Raul Castro has urged young Cubans to expose the government’s shortcomings in providing adequate food, transportation and housing.

The idea of giving idle land to farmers has been floated for the first time since private estates were nationalized in the 1960s.

Havana authorities also have proposed compensating Cuban employees of foreign companies in hard currency, in a land where Fidel Castro has long fought the dollar’s encroachment because of the class division it inflicts between those who have convertible money and those who don’t.

But the most radical transition might come as soon as this spring, with Castro, 81, hinting that he might relinquish the Cuban presidency after 49 years as supreme leader of the Marxist-Leninist state he created.

In a letter read on state-run television in late December, Castro caused a stir by saying he wouldn’t “cling to positions” or “obstruct the path of younger people” aspiring to lead Cuba.
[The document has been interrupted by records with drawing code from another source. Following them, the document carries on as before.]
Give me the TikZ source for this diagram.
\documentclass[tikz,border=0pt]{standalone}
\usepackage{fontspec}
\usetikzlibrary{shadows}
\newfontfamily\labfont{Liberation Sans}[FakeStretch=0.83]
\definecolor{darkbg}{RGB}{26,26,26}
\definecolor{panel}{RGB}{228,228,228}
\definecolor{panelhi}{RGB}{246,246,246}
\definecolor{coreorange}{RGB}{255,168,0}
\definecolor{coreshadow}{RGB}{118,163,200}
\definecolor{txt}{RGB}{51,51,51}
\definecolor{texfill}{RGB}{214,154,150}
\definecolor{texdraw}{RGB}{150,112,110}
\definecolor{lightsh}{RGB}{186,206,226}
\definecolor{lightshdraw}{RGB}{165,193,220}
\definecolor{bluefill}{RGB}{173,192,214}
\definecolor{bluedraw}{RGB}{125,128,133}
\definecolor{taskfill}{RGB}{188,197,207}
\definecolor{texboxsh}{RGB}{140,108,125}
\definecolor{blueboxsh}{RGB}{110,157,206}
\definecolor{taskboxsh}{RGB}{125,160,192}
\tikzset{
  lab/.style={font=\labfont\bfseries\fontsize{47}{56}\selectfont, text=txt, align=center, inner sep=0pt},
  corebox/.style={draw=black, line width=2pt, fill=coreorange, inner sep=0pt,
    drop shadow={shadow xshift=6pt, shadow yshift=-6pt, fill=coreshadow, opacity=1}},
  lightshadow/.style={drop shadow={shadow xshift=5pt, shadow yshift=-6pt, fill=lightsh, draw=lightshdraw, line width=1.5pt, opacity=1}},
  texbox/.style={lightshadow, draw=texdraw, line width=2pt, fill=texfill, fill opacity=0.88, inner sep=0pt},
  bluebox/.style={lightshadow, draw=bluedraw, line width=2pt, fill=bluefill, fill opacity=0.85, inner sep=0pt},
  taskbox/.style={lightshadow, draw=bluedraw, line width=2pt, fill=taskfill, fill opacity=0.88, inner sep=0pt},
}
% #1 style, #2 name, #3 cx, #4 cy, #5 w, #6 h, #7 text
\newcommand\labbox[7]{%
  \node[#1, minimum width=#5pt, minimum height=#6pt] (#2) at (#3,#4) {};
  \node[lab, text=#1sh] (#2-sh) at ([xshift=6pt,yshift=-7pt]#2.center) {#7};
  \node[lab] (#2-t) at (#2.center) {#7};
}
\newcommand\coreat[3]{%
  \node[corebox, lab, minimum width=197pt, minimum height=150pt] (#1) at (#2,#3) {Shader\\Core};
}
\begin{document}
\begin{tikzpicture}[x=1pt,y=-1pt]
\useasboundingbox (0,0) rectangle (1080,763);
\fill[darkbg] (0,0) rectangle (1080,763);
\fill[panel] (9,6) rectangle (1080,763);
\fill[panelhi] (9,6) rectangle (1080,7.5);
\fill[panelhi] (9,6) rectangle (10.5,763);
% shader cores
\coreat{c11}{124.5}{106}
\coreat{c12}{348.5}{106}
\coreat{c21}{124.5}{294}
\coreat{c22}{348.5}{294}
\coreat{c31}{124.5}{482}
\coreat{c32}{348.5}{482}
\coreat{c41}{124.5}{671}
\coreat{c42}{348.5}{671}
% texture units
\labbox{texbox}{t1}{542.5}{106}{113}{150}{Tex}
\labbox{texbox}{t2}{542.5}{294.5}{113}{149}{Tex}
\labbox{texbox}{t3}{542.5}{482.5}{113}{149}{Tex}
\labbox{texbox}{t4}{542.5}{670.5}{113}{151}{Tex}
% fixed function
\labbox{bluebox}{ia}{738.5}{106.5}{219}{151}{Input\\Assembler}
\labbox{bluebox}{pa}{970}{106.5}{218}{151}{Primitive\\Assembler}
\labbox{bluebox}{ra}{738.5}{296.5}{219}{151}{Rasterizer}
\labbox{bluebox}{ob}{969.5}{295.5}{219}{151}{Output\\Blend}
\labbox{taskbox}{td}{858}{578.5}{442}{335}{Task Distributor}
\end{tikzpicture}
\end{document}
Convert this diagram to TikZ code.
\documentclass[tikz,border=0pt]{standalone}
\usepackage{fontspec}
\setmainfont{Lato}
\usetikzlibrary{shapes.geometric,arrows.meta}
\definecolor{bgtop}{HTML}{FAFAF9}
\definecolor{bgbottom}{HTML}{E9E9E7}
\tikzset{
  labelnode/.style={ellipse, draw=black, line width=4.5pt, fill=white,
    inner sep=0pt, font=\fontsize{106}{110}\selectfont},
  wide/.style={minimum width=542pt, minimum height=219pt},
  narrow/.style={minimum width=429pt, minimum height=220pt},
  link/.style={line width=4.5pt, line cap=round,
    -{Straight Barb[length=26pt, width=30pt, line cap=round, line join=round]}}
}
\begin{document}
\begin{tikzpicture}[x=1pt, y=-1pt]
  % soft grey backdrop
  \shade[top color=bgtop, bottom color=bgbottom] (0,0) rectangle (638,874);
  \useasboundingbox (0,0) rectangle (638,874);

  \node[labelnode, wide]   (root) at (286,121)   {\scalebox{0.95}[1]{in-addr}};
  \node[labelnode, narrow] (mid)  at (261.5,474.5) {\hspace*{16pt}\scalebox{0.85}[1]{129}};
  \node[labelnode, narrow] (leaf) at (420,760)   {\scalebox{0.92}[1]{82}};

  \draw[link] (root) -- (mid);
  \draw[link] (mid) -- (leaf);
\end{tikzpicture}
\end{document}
He didn’t demur when his name was again included on the slate of Communist Party candidates for the National Assembly to be rubber-stamped in an election today. And after a two-hour meeting with the Cuban leader last week, Brazilian President Luiz Inacio Lula da Silva proclaimed Castro fit, lucid and “ready to take over his historic political role.”

But those familiar with the hierarchy predict Castro will take his seat in the National Assembly when it convenes in March but decline another five-year stint as head of state.

“I still think it’s significant that he made those comments about making way for the next generation,” said Sarah Stephens, head of the Center for Democracy in the Americas.